In a statement, Lacson, who chairs the Senate Committee on National Defense and Security, said the government should keep an eye on the situation as Pyongyang may get into conflict with neighbors South Korea and Japan, where many Filipinos live and work.
"This is very close to us and quite unpredictable," said Lacson, a presidential candidate in the May 9 elections.
"I hope that it does not come to [a conflict] and that diplomacy will prevail. However, the reality is that the situation requires vigilance and preparedness on our part," he added.
An unnamed senior US official has said two of Pyongyang's recent missile tests were of a new intercontinental ballistic missile system.
The official described the tests as a "serious escalation" by North Korea that will be met with sanctions.

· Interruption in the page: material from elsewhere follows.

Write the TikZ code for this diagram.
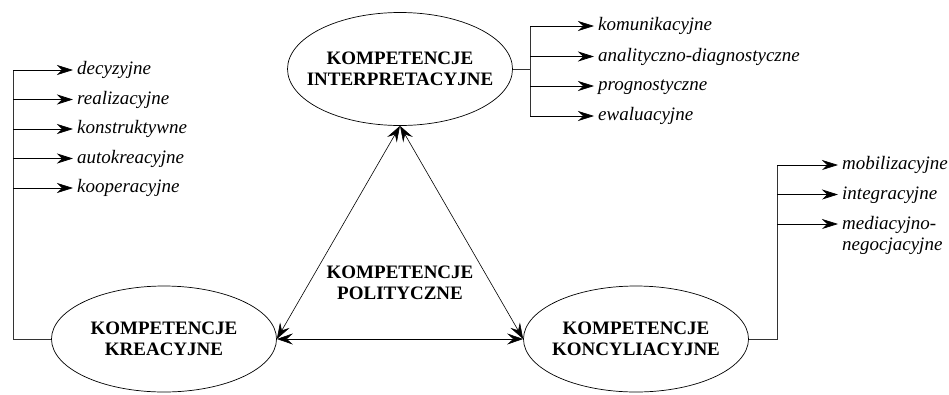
\documentclass[tikz,border=0pt]{standalone}
\usepackage{fontspec}
\setmainfont{Liberation Serif}
\usetikzlibrary{arrows.meta,positioning,shapes.geometric}

\begin{document}
\begin{tikzpicture}[
  x=1pt,
  y=-1pt,
  font=\fontsize{19}{21}\selectfont,
  komp/.style={draw, ellipse, line width=0.7pt, inner xsep=-30pt, inner ysep=-8pt,
    align=center, minimum width=225pt, font=\fontsize{19}{21}\selectfont\bfseries},
  item/.style={anchor=west, inner xsep=4pt, inner ysep=2pt, text height=13pt, text depth=4pt,
    font=\fontsize{19}{21}\selectfont\itshape},
  line/.style={line width=0.7pt, gray!40!black},
  arrow/.style={-{Stealth[length=16pt, width=10pt, inset=5pt]}, line width=0.7pt},
  dblarrow/.style={{Stealth[length=16pt, width=11pt, inset=6pt]}-{Stealth[length=16pt, width=11pt, inset=6pt]},
    line width=0.6pt}
]
  \useasboundingbox (0,0) rectangle (949,394);

  \node[komp, minimum height=113pt] (int) at (400,69) {KOMPETENCJE\\INTERPRETACYJNE};
  \node[komp, minimum height=106pt] (kre) at (164,339) {KOMPETENCJE\\KREACYJNE};
  \node[komp, minimum height=106pt] (kon) at (636,339) {KOMPETENCJE\\KONCYLIACYJNE};
  \node[font=\fontsize{19}{21}\selectfont\bfseries, align=center] (pol) at (400,283)
    {KOMPETENCJE\\POLITYCZNE};

  % kreacyjne
  \node[item] (dec) at (73,70) {decyzyjne};
  \node[item, below=29.5pt of dec.west, anchor=west] (rea) {realizacyjne};
  \node[item, below=29.5pt of rea.west, anchor=west] (kons) {konstruktywne};
  \node[item, below=29.5pt of kons.west, anchor=west] (auto) {autokreacyjne};
  \node[item, below=29.5pt of auto.west, anchor=west] (koop) {kooperacyjne};
  \coordinate (lspine) at (13,70);

  % interpretacyjne
  \node[item] (kom) at (594,26) {komunikacyjne};
  \node[item, below=30.5pt of kom.west, anchor=west] (ana) {analityczno-diagnostyczne};
  \node[item, below=29.5pt of ana.west, anchor=west] (pro) {prognostyczne};
  \node[item, below=30pt of pro.west, anchor=west] (ewa) {ewaluacyjne};
  \coordinate (tspine) at (530,26);

  % koncyliacyjne
  \node[item] (mob) at (838,165) {mobilizacyjne};
  \node[item, below=29.5pt of mob.west, anchor=west] (integ) {integracyjne};
  \node[anchor=north west, inner xsep=4pt, inner ysep=2pt, align=left,
    font=\fontsize{19}{21}\selectfont\itshape] (med) at (838,214) {mediacyjno-\\negocjacyjne};
  \coordinate (rspine) at (777,165);

  \draw[dblarrow] (int.south) -- (kre.east);
  \draw[dblarrow] (int.south) -- (kon.west);
  \draw[dblarrow] (kre.east) -- (kon.west);

  \draw[line] (kre.west) -| (lspine);
  \draw[arrow] (lspine) -- (dec.west);
  \draw[arrow] (lspine |- rea.west) -- (rea.west);
  \draw[arrow] (lspine |- kons.west) -- (kons.west);
  \draw[arrow] (lspine |- auto.west) -- (auto.west);
  \draw[arrow] (lspine |- koop.west) -- (koop.west);

  \draw[line] (int.east) -- (tspine |- int.east);
  \draw[line] (tspine) -- (tspine |- ewa.west);
  \draw[arrow] (tspine) -- (kom.west);
  \draw[arrow] (tspine |- ana.west) -- (ana.west);
  \draw[arrow] (tspine |- pro.west) -- (pro.west);
  \draw[arrow] (tspine |- ewa.west) -- (ewa.west);

  \draw[line] (kon.east) -| (rspine);
  \draw[arrow] (rspine) -- (mob.west);
  \draw[arrow] (rspine |- integ.west) -- (integ.west);
  \draw[arrow] (rspine |- med.north west) ++(0,10) -- ([yshift=-10pt]med.north west);
\end{tikzpicture}
\end{document}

Last week, North Korea's state-run media reported the country's latest launch was to develop a reconnaissance satellite.
Pyongyang has fired projectiles nine times this 2022 but did not test weapons during the 17-day Beijing Winter Olympics in consideration of China, its close economic and security ally.
In a separate statement, Lacson also joined widespread calls to suspend the excise tax on fuel products as oil prices are set to rise in the coming week.
He said the tax should be suspended "until such time that the international price of oil stabilizes to a manageable level."
"The upward trajectory of fuel prices is expected to continue and the government must do something now to mitigate the impact of international oil prices on motorists, the public transport sector, fisherfolk and farmers who will bear the brunt of this burden," he said.
Pump prices are set to increase at an estimated P11.80 to 12 on Tuesday due to the continued war between Russia and Ukraine that has caused a spike in international oil prices.
The government is set to provide "fuel card" subsidies to public transport drivers, delivery riders and workers in the agriculture sector to help them cope with rising oil prices.